XPeng President and Vice Chairman Brian Gu is quick to praise the Tesla brand and acknowledge the EV maker’s “commanding” market share in China.

But in the same breath, the executive at the upstart China-based EV rival said his company and peers are fast closing the competitive gap with Tesla.

“I think the Chinese players are catching up very quickly,” Gu said on Yahoo Finance Live. “Our product as well as some of the other products that are being introduced by the leading players are very good, and have comparable specs — as well as better features I think compared to Tesla.”

That point is not lost in the sales data from the main China EV players.

XPeng said this week deliveries in June surged 617% year-over-year to 6,565. So far this year, deliveries have skyrocketed 459% to 30,738 fueled by demand for XPeng’s P7 sedan and G3 SUV.

June deliveries at Nio rose 116% from a year ago to 8,083. For the quarter ending June 30, Nio delivered 21,896 vehicles marking a growth rate from a year ago of 112%.

As for Li Auto, its June deliveries rose 321% from a year earlier to 7,713. Second quarter deliveries improved 166% year-over-year to 17,575.

Tesla reportedly sold 33,155 cars in China in June, up 122% year-over-year.

XPeng — which JPMorgan analysts estimate could grab 8% of China’s electric car market by 2025 —currently has two models in the Chinese electric car market.

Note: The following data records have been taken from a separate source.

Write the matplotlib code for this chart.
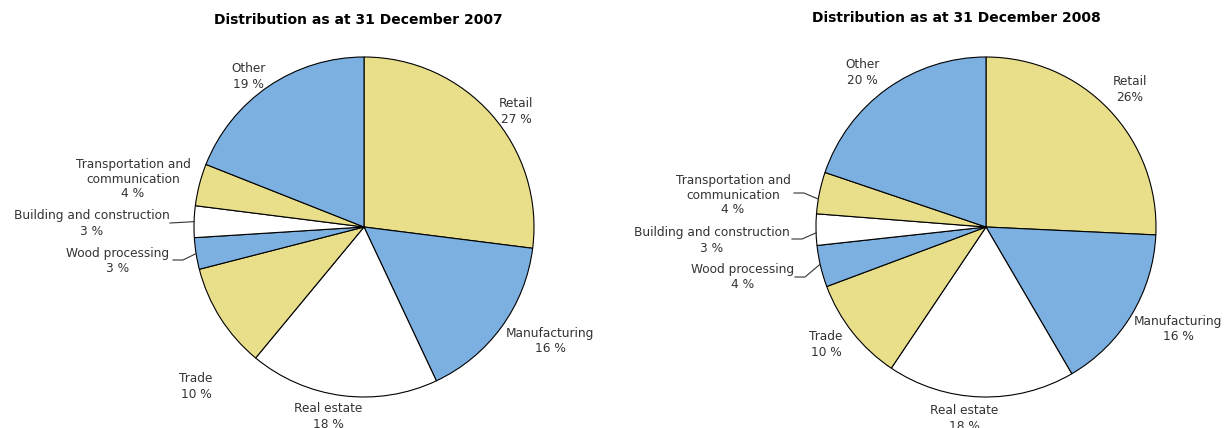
import numpy as np
import matplotlib
matplotlib.use("Agg")
import matplotlib.pyplot as plt

# Loan portfolio distribution by sector (%)
sectors = ["Retail", "Manufacturing", "Real estate", "Trade", "Wood processing",
           "Building and construction", "Transportation and\ncommunication", "Other"]
share_2007 = [27, 16, 18, 10, 3, 3, 4, 19]
share_2008 = [26, 16, 18, 10, 4, 3, 4, 20]
titles = ["Distribution as at 31 December 2007", "Distribution as at 31 December 2008"]

YELLOW = "#E9DE8A"
BLUE = "#7BB0E1"
WHITE = "#FFFFFF"
slice_colors = [YELLOW, BLUE, WHITE, YELLOW, BLUE, WHITE, YELLOW, BLUE]

W, H = 1224, 428
fig = plt.figure(figsize=(W / 100, H / 100), dpi=100)
ax = fig.add_axes([0, 0, 1, 1])


def P(x, y):
    """pixel (top-left origin) -> data coordinates"""
    return x, H - y


# layout for each panel: pie centre, radius, title pos, label block centres,
# leader-line elbows with the fraction along the wedge arc where they attach
layouts = [
    dict(center=(364, 227), radius=170, title=(358, 20),
         labels=[(516, 111), (550, 341), (328, 417), (196, 387),
                 (118, 261), (92, 223), (133, 179), (248, 76)],
         leaders={4: ([(173, 260), (183, 260)], 0.5), 5: ([(170, 223)], 0.5)}),
    dict(center=(986, 227), radius=170, title=(956, 18),
         labels=[(1130, 89), (1178, 329), (964, 418), (826, 344),
                 (743, 277), (712, 240), (733, 195), (862, 72)],
         leaders={4: ([(795, 277), (805, 277)], 0.45),
                  5: ([(792, 239), (802, 239)], 0.6),
                  6: ([(794, 193), (804, 193)], 0.65)}),
]

for values, title, lay in zip([share_2007, share_2008], titles, layouts):
    cx, cy = P(*lay["center"])
    wedges, _ = ax.pie(values, colors=slice_colors, startangle=90, counterclock=False,
                       center=(cx, cy), radius=lay["radius"],
                       wedgeprops=dict(edgecolor="black", linewidth=0.8))

    labels = [f"{s}\n{v} %" for s, v in zip(sectors, values)]
    if values is share_2008:
        labels[0] = f"{sectors[0]}\n{values[0]}%"

    for i, (lbl, pos) in enumerate(zip(labels, lay["labels"])):
        ax.text(*P(*pos), lbl, ha="center", va="center", fontsize=8.7,
                color="#333333", linespacing=1.3 if i != 6 else 1.15,
                family="DejaVu Sans")

    for i, (pts, frac) in lay["leaders"].items():
        w = wedges[i]
        ang = np.deg2rad(w.theta1 + frac * (w.theta2 - w.theta1))
        ex = cx + lay["radius"] * np.cos(ang)
        ey = cy + lay["radius"] * np.sin(ang)
        xs = [P(*p)[0] for p in pts] + [ex]
        ys = [P(*p)[1] for p in pts] + [ey]
        ax.plot(xs, ys, color="#333333", linewidth=0.8)

    ax.text(*P(*lay["title"]), title, ha="center", va="center", fontsize=10,
            fontweight="bold", color="black")

ax.set_xlim(0, W)
ax.set_ylim(0, H)
ax.set_aspect("equal")
ax.axis("off")

fig.savefig("out.png", dpi=100)
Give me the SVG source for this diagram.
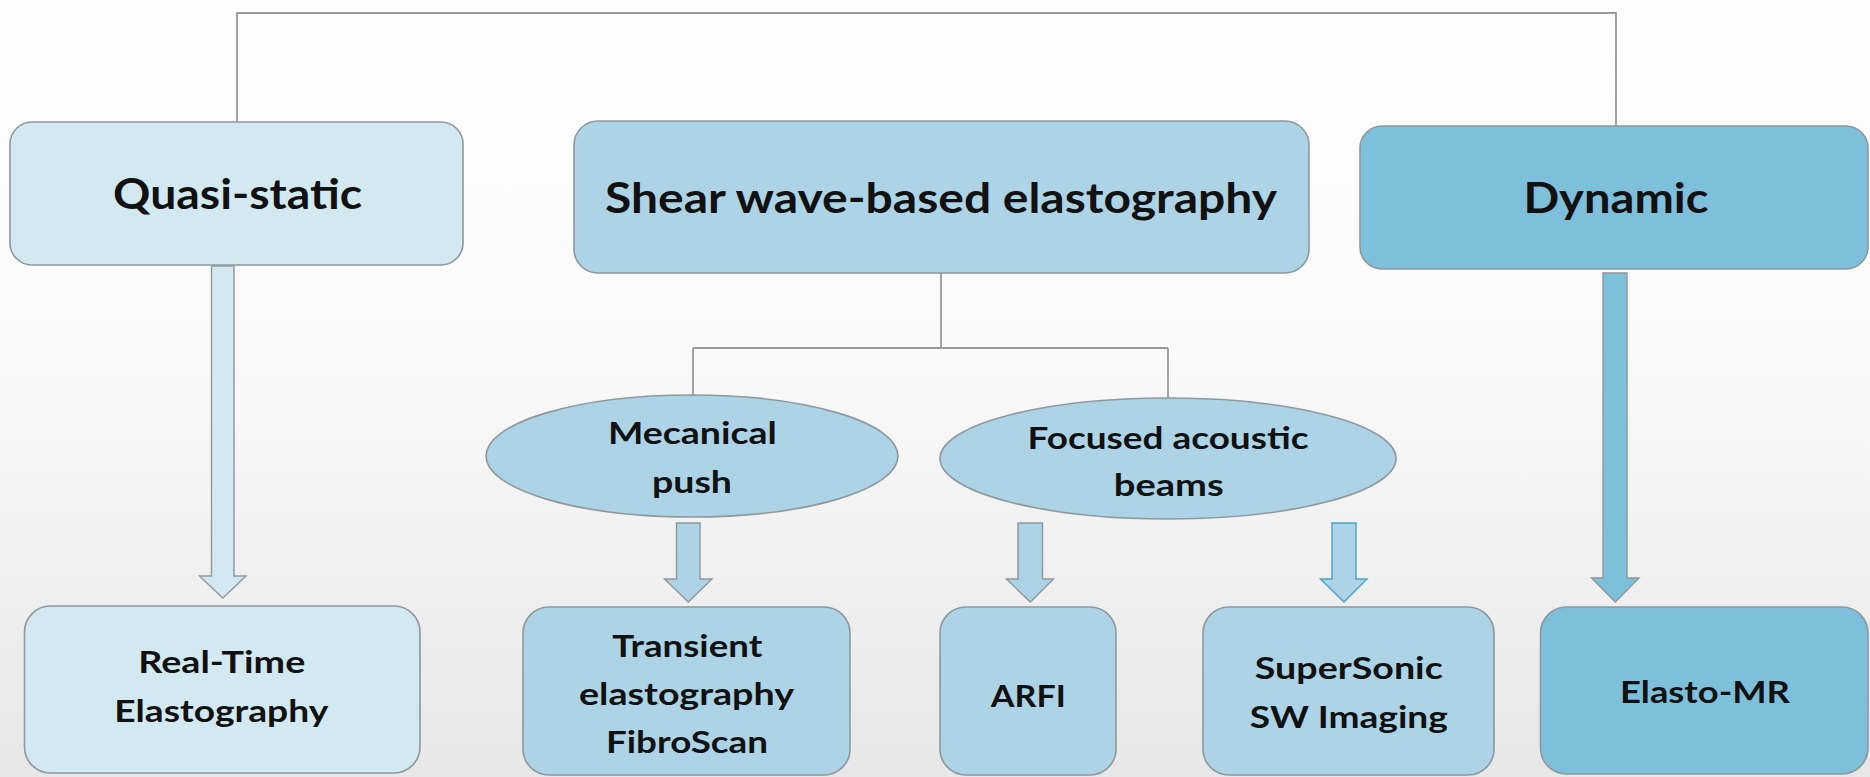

They have gained notoriety in an increasingly crowded market for their tech-forward infotainment systems and autonomous technology.

The company’s third model dubbed the G3i is expected to see deliveries begin in September, taking aim at smaller sedans such as the Toyota Camry.

Shares of China’s EV makers have cooled off this year despite their strong sales. XPeng shares are down 7% year-to-date, while Nio has shed 5%. Li Auto’s stock is down 11% on the year.